● What the exercise asks: Look through the data and write out every line with the word "size" in it.

○ ○ ○

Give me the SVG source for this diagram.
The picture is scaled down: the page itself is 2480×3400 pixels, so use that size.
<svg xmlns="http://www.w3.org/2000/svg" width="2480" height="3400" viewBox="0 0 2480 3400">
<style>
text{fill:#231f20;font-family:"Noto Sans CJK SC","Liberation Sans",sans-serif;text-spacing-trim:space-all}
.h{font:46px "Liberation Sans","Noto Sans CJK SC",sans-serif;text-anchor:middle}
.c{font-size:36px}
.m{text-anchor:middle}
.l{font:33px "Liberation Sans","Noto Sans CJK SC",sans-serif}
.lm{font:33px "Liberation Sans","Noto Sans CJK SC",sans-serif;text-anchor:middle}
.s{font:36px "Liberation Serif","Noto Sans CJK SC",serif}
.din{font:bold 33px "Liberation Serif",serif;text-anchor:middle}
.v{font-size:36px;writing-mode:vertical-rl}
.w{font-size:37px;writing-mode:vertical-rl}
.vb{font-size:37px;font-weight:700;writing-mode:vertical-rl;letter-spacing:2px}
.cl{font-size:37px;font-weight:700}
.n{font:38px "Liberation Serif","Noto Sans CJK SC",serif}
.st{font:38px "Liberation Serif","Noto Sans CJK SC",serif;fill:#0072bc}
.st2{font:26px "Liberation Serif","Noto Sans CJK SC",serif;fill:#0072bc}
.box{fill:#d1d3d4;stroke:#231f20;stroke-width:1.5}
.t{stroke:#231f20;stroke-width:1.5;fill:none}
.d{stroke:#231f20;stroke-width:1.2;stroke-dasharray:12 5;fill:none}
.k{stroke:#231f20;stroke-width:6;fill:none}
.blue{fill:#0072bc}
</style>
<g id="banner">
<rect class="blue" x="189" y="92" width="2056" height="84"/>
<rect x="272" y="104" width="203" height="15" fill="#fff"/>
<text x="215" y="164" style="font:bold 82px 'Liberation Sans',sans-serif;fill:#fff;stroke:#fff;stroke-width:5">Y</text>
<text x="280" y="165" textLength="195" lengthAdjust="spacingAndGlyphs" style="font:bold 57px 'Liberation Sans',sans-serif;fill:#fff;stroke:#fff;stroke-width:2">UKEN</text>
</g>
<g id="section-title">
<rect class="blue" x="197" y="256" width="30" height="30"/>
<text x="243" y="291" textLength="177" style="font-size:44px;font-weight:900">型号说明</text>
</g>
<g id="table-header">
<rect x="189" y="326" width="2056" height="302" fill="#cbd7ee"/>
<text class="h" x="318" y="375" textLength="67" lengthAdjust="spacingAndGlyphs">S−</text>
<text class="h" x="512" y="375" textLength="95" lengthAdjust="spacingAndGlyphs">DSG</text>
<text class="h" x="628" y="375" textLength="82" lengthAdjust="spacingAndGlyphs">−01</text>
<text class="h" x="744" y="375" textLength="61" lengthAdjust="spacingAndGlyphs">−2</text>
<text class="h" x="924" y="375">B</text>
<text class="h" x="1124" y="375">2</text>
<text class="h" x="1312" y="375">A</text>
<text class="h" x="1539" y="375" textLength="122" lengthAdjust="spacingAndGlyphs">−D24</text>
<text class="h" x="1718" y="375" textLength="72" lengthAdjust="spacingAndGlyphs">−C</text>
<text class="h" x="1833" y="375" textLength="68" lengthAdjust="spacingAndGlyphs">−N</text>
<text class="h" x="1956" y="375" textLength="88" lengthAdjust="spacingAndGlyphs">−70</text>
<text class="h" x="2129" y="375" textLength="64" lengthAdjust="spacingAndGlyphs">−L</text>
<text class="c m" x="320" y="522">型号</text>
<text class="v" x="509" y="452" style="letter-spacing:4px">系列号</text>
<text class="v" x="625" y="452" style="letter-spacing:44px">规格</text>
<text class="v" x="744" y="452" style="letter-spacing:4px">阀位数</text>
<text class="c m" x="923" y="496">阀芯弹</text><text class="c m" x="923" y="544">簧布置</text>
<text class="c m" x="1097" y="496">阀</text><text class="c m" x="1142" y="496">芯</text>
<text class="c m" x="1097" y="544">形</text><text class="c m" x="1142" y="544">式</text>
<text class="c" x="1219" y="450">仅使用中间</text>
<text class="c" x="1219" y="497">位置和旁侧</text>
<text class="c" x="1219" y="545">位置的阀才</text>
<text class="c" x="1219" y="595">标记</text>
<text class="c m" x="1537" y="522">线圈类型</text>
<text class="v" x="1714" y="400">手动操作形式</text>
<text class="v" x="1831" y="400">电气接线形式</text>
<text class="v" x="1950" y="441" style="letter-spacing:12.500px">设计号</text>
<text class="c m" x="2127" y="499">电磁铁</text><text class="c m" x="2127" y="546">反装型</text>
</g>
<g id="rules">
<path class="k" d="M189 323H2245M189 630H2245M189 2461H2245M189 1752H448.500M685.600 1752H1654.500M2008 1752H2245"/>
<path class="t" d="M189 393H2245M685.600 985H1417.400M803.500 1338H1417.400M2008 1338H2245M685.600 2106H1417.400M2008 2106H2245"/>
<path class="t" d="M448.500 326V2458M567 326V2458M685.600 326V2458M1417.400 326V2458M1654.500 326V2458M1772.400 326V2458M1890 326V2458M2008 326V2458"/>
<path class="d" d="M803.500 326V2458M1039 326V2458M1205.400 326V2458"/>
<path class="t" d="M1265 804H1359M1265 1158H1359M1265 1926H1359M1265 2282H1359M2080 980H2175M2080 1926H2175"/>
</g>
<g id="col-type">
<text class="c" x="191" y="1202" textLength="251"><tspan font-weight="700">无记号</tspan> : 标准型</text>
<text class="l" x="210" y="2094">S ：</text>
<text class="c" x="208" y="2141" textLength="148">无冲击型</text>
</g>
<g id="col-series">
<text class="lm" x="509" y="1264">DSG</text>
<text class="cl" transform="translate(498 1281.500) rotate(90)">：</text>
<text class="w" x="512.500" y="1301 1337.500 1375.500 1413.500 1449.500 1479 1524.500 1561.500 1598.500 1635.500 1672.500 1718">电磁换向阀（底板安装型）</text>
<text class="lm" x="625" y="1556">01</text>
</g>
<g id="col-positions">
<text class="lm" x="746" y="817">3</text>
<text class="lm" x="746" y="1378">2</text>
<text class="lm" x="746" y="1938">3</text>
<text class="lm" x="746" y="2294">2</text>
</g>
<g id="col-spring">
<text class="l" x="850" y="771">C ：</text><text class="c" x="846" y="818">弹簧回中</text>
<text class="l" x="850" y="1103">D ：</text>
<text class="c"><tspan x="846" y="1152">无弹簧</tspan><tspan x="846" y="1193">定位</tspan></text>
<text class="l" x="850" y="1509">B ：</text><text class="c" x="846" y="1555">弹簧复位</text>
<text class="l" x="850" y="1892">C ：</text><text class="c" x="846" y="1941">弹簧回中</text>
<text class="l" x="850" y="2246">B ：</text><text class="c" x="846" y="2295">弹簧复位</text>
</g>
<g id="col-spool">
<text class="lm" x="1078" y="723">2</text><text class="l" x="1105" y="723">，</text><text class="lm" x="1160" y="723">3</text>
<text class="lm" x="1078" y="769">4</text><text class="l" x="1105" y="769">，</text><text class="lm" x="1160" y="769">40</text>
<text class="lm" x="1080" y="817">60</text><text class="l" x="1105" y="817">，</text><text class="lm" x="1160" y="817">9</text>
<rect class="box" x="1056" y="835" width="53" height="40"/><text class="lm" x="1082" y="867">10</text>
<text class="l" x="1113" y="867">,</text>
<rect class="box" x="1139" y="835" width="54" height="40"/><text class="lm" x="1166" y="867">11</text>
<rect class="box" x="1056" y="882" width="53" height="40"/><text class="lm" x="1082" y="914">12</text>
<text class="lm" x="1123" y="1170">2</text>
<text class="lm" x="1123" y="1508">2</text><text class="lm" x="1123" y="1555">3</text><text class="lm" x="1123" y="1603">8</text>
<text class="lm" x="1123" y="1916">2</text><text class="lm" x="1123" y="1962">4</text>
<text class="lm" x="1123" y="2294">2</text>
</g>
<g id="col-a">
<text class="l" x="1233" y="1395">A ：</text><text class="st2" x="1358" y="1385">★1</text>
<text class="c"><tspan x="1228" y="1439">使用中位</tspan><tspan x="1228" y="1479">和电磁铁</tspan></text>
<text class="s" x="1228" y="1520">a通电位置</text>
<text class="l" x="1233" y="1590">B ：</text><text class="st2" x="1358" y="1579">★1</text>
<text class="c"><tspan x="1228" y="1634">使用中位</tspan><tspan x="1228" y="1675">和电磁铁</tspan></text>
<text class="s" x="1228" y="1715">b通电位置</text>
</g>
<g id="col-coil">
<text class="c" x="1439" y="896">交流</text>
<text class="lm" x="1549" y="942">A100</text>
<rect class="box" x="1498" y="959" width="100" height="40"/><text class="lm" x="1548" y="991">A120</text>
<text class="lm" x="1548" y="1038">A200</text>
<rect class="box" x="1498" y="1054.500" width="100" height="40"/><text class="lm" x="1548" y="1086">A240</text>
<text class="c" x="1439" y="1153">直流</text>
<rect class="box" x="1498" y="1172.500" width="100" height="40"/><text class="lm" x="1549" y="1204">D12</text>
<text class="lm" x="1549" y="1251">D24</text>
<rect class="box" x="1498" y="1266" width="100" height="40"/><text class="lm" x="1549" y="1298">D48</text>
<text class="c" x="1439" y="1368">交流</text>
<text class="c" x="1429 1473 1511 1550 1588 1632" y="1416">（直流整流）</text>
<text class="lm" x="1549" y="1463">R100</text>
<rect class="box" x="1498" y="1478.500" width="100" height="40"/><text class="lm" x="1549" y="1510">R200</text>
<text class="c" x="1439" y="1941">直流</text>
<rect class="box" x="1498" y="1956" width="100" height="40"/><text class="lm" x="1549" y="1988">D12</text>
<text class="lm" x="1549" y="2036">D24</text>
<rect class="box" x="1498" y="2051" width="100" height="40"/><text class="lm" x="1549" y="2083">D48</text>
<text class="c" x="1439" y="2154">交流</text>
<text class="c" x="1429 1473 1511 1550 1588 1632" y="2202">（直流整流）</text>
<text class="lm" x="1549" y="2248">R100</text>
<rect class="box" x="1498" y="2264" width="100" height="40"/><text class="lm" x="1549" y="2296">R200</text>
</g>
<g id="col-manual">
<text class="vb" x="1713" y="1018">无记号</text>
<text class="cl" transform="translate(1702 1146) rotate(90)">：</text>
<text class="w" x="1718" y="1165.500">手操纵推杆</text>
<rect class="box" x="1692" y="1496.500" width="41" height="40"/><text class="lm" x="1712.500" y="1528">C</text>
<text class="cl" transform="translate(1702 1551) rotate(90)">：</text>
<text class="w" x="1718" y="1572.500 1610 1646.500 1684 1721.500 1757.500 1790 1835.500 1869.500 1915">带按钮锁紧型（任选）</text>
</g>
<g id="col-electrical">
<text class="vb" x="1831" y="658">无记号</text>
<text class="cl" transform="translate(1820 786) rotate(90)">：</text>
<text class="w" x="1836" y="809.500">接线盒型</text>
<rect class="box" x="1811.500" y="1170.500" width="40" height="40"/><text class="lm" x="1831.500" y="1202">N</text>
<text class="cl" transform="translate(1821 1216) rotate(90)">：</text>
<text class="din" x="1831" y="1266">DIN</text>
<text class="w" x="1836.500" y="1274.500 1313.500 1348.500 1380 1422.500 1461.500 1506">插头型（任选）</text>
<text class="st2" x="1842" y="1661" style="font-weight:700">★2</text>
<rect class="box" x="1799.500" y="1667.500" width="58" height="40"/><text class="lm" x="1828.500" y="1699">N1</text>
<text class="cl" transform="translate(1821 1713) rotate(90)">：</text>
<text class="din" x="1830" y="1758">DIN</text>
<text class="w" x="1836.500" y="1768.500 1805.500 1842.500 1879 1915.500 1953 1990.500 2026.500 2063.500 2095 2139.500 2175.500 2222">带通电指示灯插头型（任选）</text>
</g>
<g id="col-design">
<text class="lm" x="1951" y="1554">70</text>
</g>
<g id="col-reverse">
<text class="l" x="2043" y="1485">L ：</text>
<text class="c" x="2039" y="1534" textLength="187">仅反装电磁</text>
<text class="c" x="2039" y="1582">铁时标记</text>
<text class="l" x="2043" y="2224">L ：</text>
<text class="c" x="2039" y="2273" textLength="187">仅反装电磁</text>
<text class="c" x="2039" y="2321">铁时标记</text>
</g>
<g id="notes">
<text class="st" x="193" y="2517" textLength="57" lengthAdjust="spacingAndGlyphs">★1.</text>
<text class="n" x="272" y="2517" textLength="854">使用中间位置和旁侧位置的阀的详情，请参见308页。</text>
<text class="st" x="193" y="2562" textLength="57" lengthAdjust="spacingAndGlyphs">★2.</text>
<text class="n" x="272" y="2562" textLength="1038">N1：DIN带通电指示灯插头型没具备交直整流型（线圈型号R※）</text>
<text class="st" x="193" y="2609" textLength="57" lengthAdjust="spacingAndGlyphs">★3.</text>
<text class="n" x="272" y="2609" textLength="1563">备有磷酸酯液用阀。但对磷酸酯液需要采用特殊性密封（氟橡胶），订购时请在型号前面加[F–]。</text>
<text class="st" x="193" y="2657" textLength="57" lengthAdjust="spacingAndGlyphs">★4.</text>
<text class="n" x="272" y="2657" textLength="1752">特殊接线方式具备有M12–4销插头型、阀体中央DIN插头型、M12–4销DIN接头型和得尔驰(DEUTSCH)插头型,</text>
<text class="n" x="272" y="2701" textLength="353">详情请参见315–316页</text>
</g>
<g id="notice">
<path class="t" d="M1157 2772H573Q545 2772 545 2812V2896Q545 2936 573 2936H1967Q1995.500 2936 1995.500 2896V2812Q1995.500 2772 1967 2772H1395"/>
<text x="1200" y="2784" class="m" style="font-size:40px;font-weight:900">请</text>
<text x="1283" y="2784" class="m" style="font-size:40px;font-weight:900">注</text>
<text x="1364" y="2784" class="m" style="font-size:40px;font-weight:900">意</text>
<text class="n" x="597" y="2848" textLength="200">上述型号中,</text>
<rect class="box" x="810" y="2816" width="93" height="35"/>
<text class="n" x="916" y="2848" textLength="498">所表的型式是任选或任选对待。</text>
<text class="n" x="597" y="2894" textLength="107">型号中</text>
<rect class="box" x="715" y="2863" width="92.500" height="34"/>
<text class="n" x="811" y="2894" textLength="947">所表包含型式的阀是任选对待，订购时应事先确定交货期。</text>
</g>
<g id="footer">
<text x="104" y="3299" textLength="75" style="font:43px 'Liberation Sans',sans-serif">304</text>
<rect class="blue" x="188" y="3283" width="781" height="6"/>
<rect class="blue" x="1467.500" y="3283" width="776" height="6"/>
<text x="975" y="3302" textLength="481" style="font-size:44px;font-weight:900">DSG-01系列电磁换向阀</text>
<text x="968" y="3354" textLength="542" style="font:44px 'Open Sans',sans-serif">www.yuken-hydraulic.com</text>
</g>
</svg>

○ ○ ○

● Expected answer:
The picture is scaled down: the page itself is 2480×3400 pixels, so use that size.
.c{font-size:36px}
.v{font-size:36px;writing-mode:vertical-rl}
.w{font-size:37px;writing-mode:vertical-rl}
.vb{font-size:37px;font-weight:700;writing-mode:vertical-rl;letter-spacing:2px}
.cl{font-size:37px;font-weight:700}
<text x="243" y="291" textLength="177" style="font-size:44px;font-weight:900">型号说明</text>
<text x="1200" y="2784" class="m" style="font-size:40px;font-weight:900">请</text>
<text x="1283" y="2784" class="m" style="font-size:40px;font-weight:900">注</text>
<text x="1364" y="2784" class="m" style="font-size:40px;font-weight:900">意</text>
<text x="975" y="3302" textLength="481" style="font-size:44px;font-weight:900">DSG-01系列电磁换向阀</text>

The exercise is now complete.